Goal >> All of the material should be reproduced exactly, with pictures left out.

Given data >>
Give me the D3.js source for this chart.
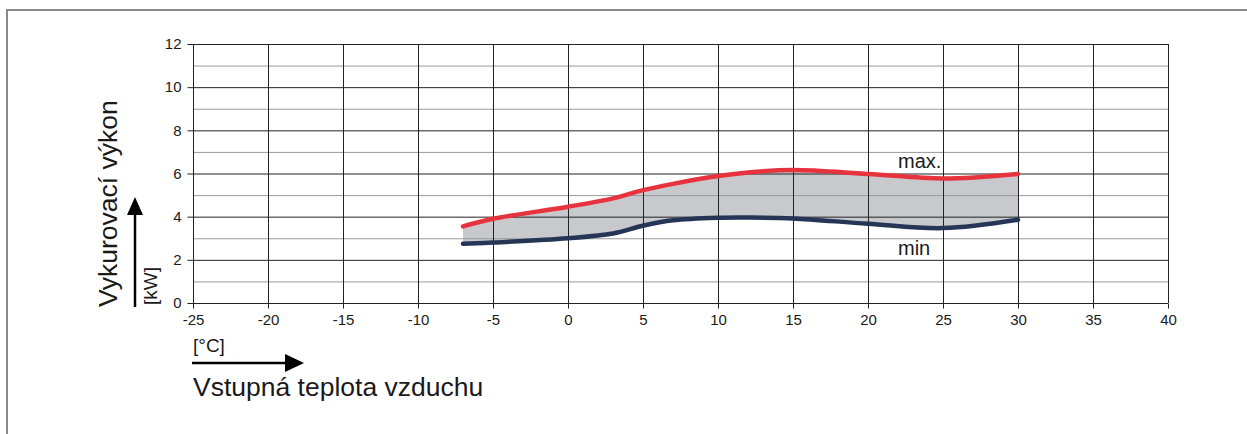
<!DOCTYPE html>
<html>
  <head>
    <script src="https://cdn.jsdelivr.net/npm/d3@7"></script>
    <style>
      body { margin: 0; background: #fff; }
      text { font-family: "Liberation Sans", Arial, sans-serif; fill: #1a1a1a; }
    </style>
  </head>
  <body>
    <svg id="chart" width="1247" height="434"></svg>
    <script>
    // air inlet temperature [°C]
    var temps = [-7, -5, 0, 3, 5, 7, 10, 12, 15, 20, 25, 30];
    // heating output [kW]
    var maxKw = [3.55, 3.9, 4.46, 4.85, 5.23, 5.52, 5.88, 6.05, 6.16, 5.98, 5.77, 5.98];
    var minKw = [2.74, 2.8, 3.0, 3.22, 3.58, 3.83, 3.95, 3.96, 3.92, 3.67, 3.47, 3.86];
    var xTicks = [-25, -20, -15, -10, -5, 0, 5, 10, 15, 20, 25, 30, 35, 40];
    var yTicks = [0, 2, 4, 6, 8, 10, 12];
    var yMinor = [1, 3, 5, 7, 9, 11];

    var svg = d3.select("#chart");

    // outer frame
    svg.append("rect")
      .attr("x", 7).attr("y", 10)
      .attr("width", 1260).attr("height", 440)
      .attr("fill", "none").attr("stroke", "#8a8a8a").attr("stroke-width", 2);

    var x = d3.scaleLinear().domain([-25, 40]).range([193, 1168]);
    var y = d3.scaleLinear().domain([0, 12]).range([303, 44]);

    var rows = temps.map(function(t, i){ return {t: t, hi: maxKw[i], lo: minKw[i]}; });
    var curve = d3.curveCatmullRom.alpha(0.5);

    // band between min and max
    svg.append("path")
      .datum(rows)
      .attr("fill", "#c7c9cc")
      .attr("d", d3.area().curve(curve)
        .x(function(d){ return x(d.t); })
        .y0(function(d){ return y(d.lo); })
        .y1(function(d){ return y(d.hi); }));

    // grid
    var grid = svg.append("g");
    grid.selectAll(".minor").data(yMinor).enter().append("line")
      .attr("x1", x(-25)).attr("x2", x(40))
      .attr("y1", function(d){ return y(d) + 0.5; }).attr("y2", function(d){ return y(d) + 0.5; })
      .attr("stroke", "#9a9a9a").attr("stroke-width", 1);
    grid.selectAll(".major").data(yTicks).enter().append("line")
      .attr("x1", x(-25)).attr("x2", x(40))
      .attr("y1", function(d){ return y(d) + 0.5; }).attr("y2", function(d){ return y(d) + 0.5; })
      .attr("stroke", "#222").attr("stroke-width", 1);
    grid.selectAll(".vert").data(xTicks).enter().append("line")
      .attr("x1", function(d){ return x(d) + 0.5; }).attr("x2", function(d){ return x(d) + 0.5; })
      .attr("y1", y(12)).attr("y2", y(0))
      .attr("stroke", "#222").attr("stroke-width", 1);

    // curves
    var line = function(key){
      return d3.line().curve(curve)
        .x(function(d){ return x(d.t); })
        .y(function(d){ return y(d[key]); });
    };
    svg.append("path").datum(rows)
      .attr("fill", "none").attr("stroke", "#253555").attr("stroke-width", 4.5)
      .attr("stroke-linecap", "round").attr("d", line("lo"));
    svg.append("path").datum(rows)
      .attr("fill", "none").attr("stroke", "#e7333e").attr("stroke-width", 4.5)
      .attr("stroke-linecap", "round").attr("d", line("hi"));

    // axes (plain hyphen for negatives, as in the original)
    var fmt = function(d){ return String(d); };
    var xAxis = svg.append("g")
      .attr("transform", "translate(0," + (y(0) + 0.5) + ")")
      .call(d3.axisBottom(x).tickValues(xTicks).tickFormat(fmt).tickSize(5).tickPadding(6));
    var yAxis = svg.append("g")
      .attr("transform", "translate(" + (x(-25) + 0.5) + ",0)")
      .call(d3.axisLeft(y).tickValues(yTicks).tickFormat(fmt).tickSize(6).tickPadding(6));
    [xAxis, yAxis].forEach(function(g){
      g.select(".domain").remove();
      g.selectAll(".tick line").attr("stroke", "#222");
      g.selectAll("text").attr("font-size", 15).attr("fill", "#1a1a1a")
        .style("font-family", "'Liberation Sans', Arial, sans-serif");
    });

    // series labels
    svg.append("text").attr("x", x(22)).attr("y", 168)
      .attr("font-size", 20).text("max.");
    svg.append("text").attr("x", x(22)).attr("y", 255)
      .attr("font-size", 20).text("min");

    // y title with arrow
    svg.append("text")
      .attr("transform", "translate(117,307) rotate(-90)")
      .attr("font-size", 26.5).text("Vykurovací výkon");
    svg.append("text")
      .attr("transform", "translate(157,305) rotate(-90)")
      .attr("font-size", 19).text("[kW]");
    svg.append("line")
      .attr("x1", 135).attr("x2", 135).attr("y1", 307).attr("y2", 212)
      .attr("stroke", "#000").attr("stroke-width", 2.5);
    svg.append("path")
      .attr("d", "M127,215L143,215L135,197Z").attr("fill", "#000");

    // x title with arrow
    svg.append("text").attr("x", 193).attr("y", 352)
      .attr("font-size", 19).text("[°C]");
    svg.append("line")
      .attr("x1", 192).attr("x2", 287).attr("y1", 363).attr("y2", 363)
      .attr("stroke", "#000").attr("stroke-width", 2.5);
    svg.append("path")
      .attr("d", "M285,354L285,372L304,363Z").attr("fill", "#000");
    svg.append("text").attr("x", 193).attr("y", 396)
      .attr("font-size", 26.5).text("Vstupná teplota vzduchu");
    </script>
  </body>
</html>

Exercise response >>
Give me the D3.js source for this chart.
<!DOCTYPE html>
<html>
  <head>
    <script src="https://cdn.jsdelivr.net/npm/d3@7"></script>
    <style>
      body { margin: 0; background: #fff; }
      text { font-family: "Liberation Sans", Arial, sans-serif; fill: #1a1a1a; }
    </style>
  </head>
  <body>
    <svg id="chart" width="1247" height="434"></svg>
    <script>
    // air inlet temperature [°C]
    var temps = [-7, -5, 0, 3, 5, 7, 10, 12, 15, 20, 25, 30];
    // heating output [kW]
    var maxKw = [3.55, 3.9, 4.46, 4.85, 5.23, 5.52, 5.88, 6.05, 6.16, 5.98, 5.77, 5.98];
    var minKw = [2.74, 2.8, 3.0, 3.22, 3.58, 3.83, 3.95, 3.96, 3.92, 3.67, 3.47, 3.86];
    var xTicks = [-25, -20, -15, -10, -5, 0, 5, 10, 15, 20, 25, 30, 35, 40];
    var yTicks = [0, 2, 4, 6, 8, 10, 12];
    var yMinor = [1, 3, 5, 7, 9, 11];

    var svg = d3.select("#chart");

    // outer frame
    svg.append("rect")
      .attr("x", 7).attr("y", 10)
      .attr("width", 1260).attr("height", 440)
      .attr("fill", "none").attr("stroke", "#8a8a8a").attr("stroke-width", 2);

    var x = d3.scaleLinear().domain([-25, 40]).range([193, 1168]);
    var y = d3.scaleLinear().domain([0, 12]).range([303, 44]);

    var rows = temps.map(function(t, i){ return {t: t, hi: maxKw[i], lo: minKw[i]}; });
    var curve = d3.curveCatmullRom.alpha(0.5);

    // band between min and max
    svg.append("path")
      .datum(rows)
      .attr("fill", "#c7c9cc")
      .attr("d", d3.area().curve(curve)
        .x(function(d){ return x(d.t); })
        .y0(function(d){ return y(d.lo); })
        .y1(function(d){ return y(d.hi); }));

    // grid
    var grid = svg.append("g");
    grid.selectAll(".minor").data(yMinor).enter().append("line")
      .attr("x1", x(-25)).attr("x2", x(40))
      .attr("y1", function(d){ return y(d) + 0.5; }).attr("y2", function(d){ return y(d) + 0.5; })
      .attr("stroke", "#9a9a9a").attr("stroke-width", 1);
    grid.selectAll(".major").data(yTicks).enter().append("line")
      .attr("x1", x(-25)).attr("x2", x(40))
      .attr("y1", function(d){ return y(d) + 0.5; }).attr("y2", function(d){ return y(d) + 0.5; })
      .attr("stroke", "#222").attr("stroke-width", 1);
    grid.selectAll(".vert").data(xTicks).enter().append("line")
      .attr("x1", function(d){ return x(d) + 0.5; }).attr("x2", function(d){ return x(d) + 0.5; })
      .attr("y1", y(12)).attr("y2", y(0))
      .attr("stroke", "#222").attr("stroke-width", 1);

    // curves
    var line = function(key){
      return d3.line().curve(curve)
        .x(function(d){ return x(d.t); })
        .y(function(d){ return y(d[key]); });
    };
    svg.append("path").datum(rows)
      .attr("fill", "none").attr("stroke", "#253555").attr("stroke-width", 4.5)
      .attr("stroke-linecap", "round").attr("d", line("lo"));
    svg.append("path").datum(rows)
      .attr("fill", "none").attr("stroke", "#e7333e").attr("stroke-width", 4.5)
      .attr("stroke-linecap", "round").attr("d", line("hi"));

    // axes (plain hyphen for negatives, as in the original)
    var fmt = function(d){ return String(d); };
    var xAxis = svg.append("g")
      .attr("transform", "translate(0," + (y(0) + 0.5) + ")")
      .call(d3.axisBottom(x).tickValues(xTicks).tickFormat(fmt).tickSize(5).tickPadding(6));
    var yAxis = svg.append("g")
      .attr("transform", "translate(" + (x(-25) + 0.5) + ",0)")
      .call(d3.axisLeft(y).tickValues(yTicks).tickFormat(fmt).tickSize(6).tickPadding(6));
    [xAxis, yAxis].forEach(function(g){
      g.select(".domain").remove();
      g.selectAll(".tick line").attr("stroke", "#222");
      g.selectAll("text").attr("font-size", 15).attr("fill", "#1a1a1a")
        .style("font-family", "'Liberation Sans', Arial, sans-serif");
    });

    // series labels
    svg.append("text").attr("x", x(22)).attr("y", 168)
      .attr("font-size", 20).text("max.");
    svg.append("text").attr("x", x(22)).attr("y", 255)
      .attr("font-size", 20).text("min");

    // y title with arrow
    svg.append("text")
      .attr("transform", "translate(117,307) rotate(-90)")
      .attr("font-size", 26.5).text("Vykurovací výkon");
    svg.append("text")
      .attr("transform", "translate(157,305) rotate(-90)")
      .attr("font-size", 19).text("[kW]");
    svg.append("line")
      .attr("x1", 135).attr("x2", 135).attr("y1", 307).attr("y2", 212)
      .attr("stroke", "#000").attr("stroke-width", 2.5);
    svg.append("path")
      .attr("d", "M127,215L143,215L135,197Z").attr("fill", "#000");

    // x title with arrow
    svg.append("text").attr("x", 193).attr("y", 352)
      .attr("font-size", 19).text("[°C]");
    svg.append("line")
      .attr("x1", 192).attr("x2", 287).attr("y1", 363).attr("y2", 363)
      .attr("stroke", "#000").attr("stroke-width", 2.5);
    svg.append("path")
      .attr("d", "M285,354L285,372L304,363Z").attr("fill", "#000");
    svg.append("text").attr("x", 193).attr("y", 396)
      .attr("font-size", 26.5).text("Vstupná teplota vzduchu");
    </script>
  </body>
</html>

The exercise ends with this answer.